::: Stored data

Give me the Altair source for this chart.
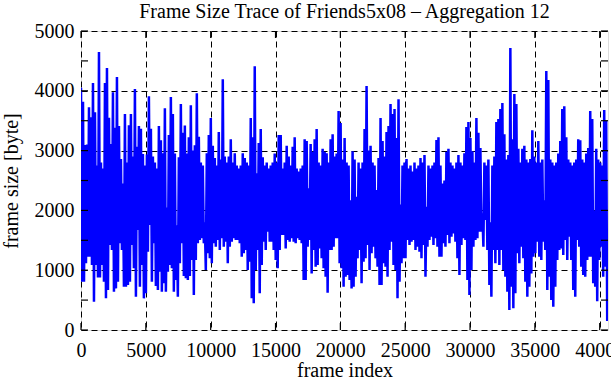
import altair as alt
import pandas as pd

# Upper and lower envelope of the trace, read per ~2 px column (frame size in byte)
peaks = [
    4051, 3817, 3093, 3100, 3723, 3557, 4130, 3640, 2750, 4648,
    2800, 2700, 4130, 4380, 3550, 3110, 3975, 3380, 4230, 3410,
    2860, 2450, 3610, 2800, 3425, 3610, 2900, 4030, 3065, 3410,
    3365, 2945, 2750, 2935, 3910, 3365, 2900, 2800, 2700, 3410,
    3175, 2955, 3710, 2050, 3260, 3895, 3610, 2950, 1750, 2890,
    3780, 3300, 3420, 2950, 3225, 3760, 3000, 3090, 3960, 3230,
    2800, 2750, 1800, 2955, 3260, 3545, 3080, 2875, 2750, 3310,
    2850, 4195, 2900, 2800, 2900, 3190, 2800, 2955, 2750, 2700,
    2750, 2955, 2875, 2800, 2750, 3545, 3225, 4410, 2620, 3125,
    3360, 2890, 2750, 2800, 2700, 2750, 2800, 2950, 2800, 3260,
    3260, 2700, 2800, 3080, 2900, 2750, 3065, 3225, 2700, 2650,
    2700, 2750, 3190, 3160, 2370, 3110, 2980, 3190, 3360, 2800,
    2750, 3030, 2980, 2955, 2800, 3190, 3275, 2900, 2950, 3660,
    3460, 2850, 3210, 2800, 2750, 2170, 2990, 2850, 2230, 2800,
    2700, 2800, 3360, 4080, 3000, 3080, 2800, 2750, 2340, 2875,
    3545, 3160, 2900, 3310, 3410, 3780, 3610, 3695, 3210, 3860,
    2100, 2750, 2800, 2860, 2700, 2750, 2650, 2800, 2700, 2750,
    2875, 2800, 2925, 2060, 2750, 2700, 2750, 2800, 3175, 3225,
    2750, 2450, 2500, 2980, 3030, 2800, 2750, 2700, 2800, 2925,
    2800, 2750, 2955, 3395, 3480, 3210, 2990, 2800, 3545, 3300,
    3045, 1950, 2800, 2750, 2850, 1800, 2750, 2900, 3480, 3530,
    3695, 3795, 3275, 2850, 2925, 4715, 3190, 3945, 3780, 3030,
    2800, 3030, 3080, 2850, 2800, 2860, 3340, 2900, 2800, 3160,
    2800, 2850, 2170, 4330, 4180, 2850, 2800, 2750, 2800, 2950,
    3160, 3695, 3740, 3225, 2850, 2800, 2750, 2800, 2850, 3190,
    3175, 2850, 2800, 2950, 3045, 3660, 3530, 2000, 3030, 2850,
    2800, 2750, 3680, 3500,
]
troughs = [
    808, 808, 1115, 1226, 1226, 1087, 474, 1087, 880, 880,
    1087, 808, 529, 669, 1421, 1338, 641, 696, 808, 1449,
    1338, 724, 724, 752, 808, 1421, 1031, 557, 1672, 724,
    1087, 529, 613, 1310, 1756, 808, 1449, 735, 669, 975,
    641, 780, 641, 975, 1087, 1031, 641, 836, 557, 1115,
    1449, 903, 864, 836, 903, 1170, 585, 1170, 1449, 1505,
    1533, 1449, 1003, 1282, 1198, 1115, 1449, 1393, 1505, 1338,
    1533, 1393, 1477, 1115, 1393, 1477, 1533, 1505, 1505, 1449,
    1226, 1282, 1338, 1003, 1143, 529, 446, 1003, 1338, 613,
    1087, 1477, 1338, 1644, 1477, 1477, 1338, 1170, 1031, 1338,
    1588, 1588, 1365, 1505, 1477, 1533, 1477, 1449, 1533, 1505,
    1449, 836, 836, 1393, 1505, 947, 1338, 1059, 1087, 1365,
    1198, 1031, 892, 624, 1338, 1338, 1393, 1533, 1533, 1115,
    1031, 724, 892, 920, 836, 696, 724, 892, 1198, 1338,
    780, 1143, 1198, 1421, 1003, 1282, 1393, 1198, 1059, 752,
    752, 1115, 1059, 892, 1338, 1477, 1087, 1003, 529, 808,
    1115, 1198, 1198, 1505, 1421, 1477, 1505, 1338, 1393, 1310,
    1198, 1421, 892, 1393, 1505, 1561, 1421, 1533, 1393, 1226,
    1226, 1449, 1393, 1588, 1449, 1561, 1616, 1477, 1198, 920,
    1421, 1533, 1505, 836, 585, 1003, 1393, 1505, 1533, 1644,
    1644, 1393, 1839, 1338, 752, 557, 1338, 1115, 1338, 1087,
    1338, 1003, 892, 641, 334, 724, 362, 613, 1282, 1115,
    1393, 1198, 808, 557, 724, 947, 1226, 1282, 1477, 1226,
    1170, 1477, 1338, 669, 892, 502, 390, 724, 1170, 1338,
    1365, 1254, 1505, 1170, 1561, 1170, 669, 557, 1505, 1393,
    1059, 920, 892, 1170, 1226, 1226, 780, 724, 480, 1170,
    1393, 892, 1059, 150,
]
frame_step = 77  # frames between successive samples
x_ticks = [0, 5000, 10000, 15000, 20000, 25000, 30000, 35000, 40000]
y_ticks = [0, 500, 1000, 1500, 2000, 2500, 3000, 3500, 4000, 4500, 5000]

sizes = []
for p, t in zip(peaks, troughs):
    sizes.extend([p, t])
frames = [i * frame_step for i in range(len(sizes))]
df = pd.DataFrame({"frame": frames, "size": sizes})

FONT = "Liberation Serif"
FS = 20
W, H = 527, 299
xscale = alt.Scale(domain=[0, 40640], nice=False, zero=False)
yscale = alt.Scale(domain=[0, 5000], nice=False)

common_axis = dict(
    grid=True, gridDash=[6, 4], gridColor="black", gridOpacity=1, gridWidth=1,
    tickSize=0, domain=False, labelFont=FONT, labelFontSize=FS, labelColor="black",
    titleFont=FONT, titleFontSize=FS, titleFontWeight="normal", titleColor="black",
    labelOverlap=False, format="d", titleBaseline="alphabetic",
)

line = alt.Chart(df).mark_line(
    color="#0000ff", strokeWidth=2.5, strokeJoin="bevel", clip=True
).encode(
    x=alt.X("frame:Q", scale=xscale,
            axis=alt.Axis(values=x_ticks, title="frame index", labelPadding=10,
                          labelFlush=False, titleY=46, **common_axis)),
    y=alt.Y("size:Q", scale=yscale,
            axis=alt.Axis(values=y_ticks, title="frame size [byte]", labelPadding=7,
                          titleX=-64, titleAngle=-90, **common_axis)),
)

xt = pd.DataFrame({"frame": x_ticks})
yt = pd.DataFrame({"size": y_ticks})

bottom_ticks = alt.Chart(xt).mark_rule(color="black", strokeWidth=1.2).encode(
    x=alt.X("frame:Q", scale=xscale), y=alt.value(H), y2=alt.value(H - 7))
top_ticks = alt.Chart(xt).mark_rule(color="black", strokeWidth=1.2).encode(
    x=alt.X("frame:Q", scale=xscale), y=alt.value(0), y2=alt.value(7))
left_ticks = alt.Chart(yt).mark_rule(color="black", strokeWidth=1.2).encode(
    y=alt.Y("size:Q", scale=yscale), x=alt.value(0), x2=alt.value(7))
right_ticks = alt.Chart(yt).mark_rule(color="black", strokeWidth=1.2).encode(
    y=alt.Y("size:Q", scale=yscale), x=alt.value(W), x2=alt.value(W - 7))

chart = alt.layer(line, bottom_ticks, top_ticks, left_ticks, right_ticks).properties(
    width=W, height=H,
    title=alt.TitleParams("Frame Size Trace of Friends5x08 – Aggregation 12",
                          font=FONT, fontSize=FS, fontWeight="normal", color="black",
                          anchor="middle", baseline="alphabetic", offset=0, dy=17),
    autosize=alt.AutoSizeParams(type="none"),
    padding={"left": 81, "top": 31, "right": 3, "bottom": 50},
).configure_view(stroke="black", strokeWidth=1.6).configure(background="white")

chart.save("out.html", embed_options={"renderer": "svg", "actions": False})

::::::

### Task goal
Restate, line by line and word for word, everything from the top of the material through the line that contains "import pandas as pd". Leave pictures out.

### Response below
Give me the Altair source for this chart.
import altair as alt
import pandas as pd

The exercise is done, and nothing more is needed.